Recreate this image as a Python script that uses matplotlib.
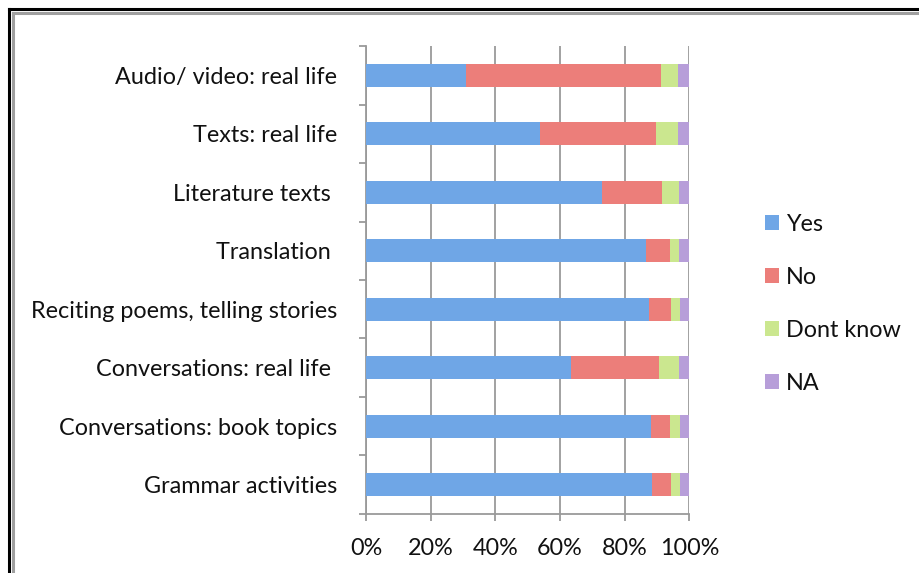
"""Stacked share of answers per classroom activity"""
import matplotlib
matplotlib.use("Agg")
import matplotlib.pyplot as plt
from matplotlib.lines import Line2D
from matplotlib.ticker import MultipleLocator, PercentFormatter

activities = [
    "Grammar activities",
    "Conversations: book topics",
    "Conversations: real life ",
    "Reciting poems, telling stories",
    "Translation ",
    "Literature texts ",
    "Texts: real life",
    "Audio/ video: real life",
]
answers = ["Yes", "No", "Dont know", "NA"]

# percent of respondents, bottom row first
yes = [88.4, 88.0, 63.5, 87.6, 86.5, 72.9, 53.8, 30.8]
no = [5.9, 6.0, 27.1, 6.7, 7.4, 18.7, 35.9, 60.4]
dont_know = [2.8, 3.1, 6.2, 2.8, 3.0, 5.1, 6.9, 5.4]
na = [2.9, 2.9, 3.2, 2.9, 3.1, 3.3, 3.4, 3.4]

colors = ["#6fa6e6", "#ec7e7a", "#cbe78f", "#b79ed9"]
FS = 16.8

plt.rcParams["font.family"] = ["Lato", "DejaVu Sans"]

fig = plt.figure(figsize=(9.2, 5.73), dpi=100)
ax = fig.add_axes([0.3978, 0.1030, 0.3515, 0.8167])

left = [0.0] * len(activities)
for name, vals, col in zip(answers, [yes, no, dont_know, na], colors):
    ax.barh(range(len(activities)), vals, left=left, height=0.4,
            color=col, label=name, zorder=3)
    left = [a + b for a, b in zip(left, vals)]

ax.set_xlim(0, 100)
ax.set_ylim(-0.5, len(activities) - 0.5)
ax.xaxis.set_major_locator(MultipleLocator(20))
ax.xaxis.set_major_formatter(PercentFormatter(decimals=0))
ax.grid(axis="x", color="#9a9a9a", linewidth=1.3, zorder=0)

ax.set_yticks(range(len(activities)))
ax.set_yticklabels(activities)
ax.set_yticks([i - 0.5 for i in range(len(activities) + 1)], minor=True)
ax.tick_params(axis="y", which="major", length=0, pad=21, labelsize=FS,
               labelcolor="#111111")
ax.tick_params(axis="y", which="minor", length=5, width=1.3, color="#9a9a9a")
ax.tick_params(axis="x", length=5, width=1.3, color="#9a9a9a", pad=12,
               labelsize=FS, labelcolor="#111111")

for side in ("top", "right"):
    ax.spines[side].set_visible(False)
for side in ("left", "bottom"):
    ax.spines[side].set_color("#9a9a9a")
    ax.spines[side].set_linewidth(1.3)

fig.legend(loc="upper left", bbox_to_anchor=(0.8215, 0.643), frameon=False,
           fontsize=FS, handlelength=0.6, handleheight=0.62,
           handletextpad=0.28, labelspacing=1.37, borderaxespad=0,
           labelcolor="#111111")

# frame around the chart area
w, h = fig.bbox.width, fig.bbox.height
for off, col, lw in [(9, "black", 2.2), (13, "#a0a0a0", 2.2)]:
    fig.add_artist(Line2D([off / w, off / w], [0, 1 - off / h], color=col,
                          linewidth=lw, transform=fig.transFigure))
    fig.add_artist(Line2D([off / w, 1], [1 - off / h, 1 - off / h], color=col,
                          linewidth=lw, transform=fig.transFigure))

fig.savefig("out.png", dpi=100)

# The task
Omit any images, then output the listing exactly.

# Reply to the task
Recreate this image as a Python script that uses matplotlib.
"""Stacked share of answers per classroom activity"""
import matplotlib
matplotlib.use("Agg")
import matplotlib.pyplot as plt
from matplotlib.lines import Line2D
from matplotlib.ticker import MultipleLocator, PercentFormatter

activities = [
    "Grammar activities",
    "Conversations: book topics",
    "Conversations: real life ",
    "Reciting poems, telling stories",
    "Translation ",
    "Literature texts ",
    "Texts: real life",
    "Audio/ video: real life",
]
answers = ["Yes", "No", "Dont know", "NA"]

# percent of respondents, bottom row first
yes = [88.4, 88.0, 63.5, 87.6, 86.5, 72.9, 53.8, 30.8]
no = [5.9, 6.0, 27.1, 6.7, 7.4, 18.7, 35.9, 60.4]
dont_know = [2.8, 3.1, 6.2, 2.8, 3.0, 5.1, 6.9, 5.4]
na = [2.9, 2.9, 3.2, 2.9, 3.1, 3.3, 3.4, 3.4]

colors = ["#6fa6e6", "#ec7e7a", "#cbe78f", "#b79ed9"]
FS = 16.8

plt.rcParams["font.family"] = ["Lato", "DejaVu Sans"]

fig = plt.figure(figsize=(9.2, 5.73), dpi=100)
ax = fig.add_axes([0.3978, 0.1030, 0.3515, 0.8167])

left = [0.0] * len(activities)
for name, vals, col in zip(answers, [yes, no, dont_know, na], colors):
    ax.barh(range(len(activities)), vals, left=left, height=0.4,
            color=col, label=name, zorder=3)
    left = [a + b for a, b in zip(left, vals)]

ax.set_xlim(0, 100)
ax.set_ylim(-0.5, len(activities) - 0.5)
ax.xaxis.set_major_locator(MultipleLocator(20))
ax.xaxis.set_major_formatter(PercentFormatter(decimals=0))
ax.grid(axis="x", color="#9a9a9a", linewidth=1.3, zorder=0)

ax.set_yticks(range(len(activities)))
ax.set_yticklabels(activities)
ax.set_yticks([i - 0.5 for i in range(len(activities) + 1)], minor=True)
ax.tick_params(axis="y", which="major", length=0, pad=21, labelsize=FS,
               labelcolor="#111111")
ax.tick_params(axis="y", which="minor", length=5, width=1.3, color="#9a9a9a")
ax.tick_params(axis="x", length=5, width=1.3, color="#9a9a9a", pad=12,
               labelsize=FS, labelcolor="#111111")

for side in ("top", "right"):
    ax.spines[side].set_visible(False)
for side in ("left", "bottom"):
    ax.spines[side].set_color("#9a9a9a")
    ax.spines[side].set_linewidth(1.3)

fig.legend(loc="upper left", bbox_to_anchor=(0.8215, 0.643), frameon=False,
           fontsize=FS, handlelength=0.6, handleheight=0.62,
           handletextpad=0.28, labelspacing=1.37, borderaxespad=0,
           labelcolor="#111111")

# frame around the chart area
w, h = fig.bbox.width, fig.bbox.height
for off, col, lw in [(9, "black", 2.2), (13, "#a0a0a0", 2.2)]:
    fig.add_artist(Line2D([off / w, off / w], [0, 1 - off / h], color=col,
                          linewidth=lw, transform=fig.transFigure))
    fig.add_artist(Line2D([off / w, 1], [1 - off / h, 1 - off / h], color=col,
                          linewidth=lw, transform=fig.transFigure))

fig.savefig("out.png", dpi=100)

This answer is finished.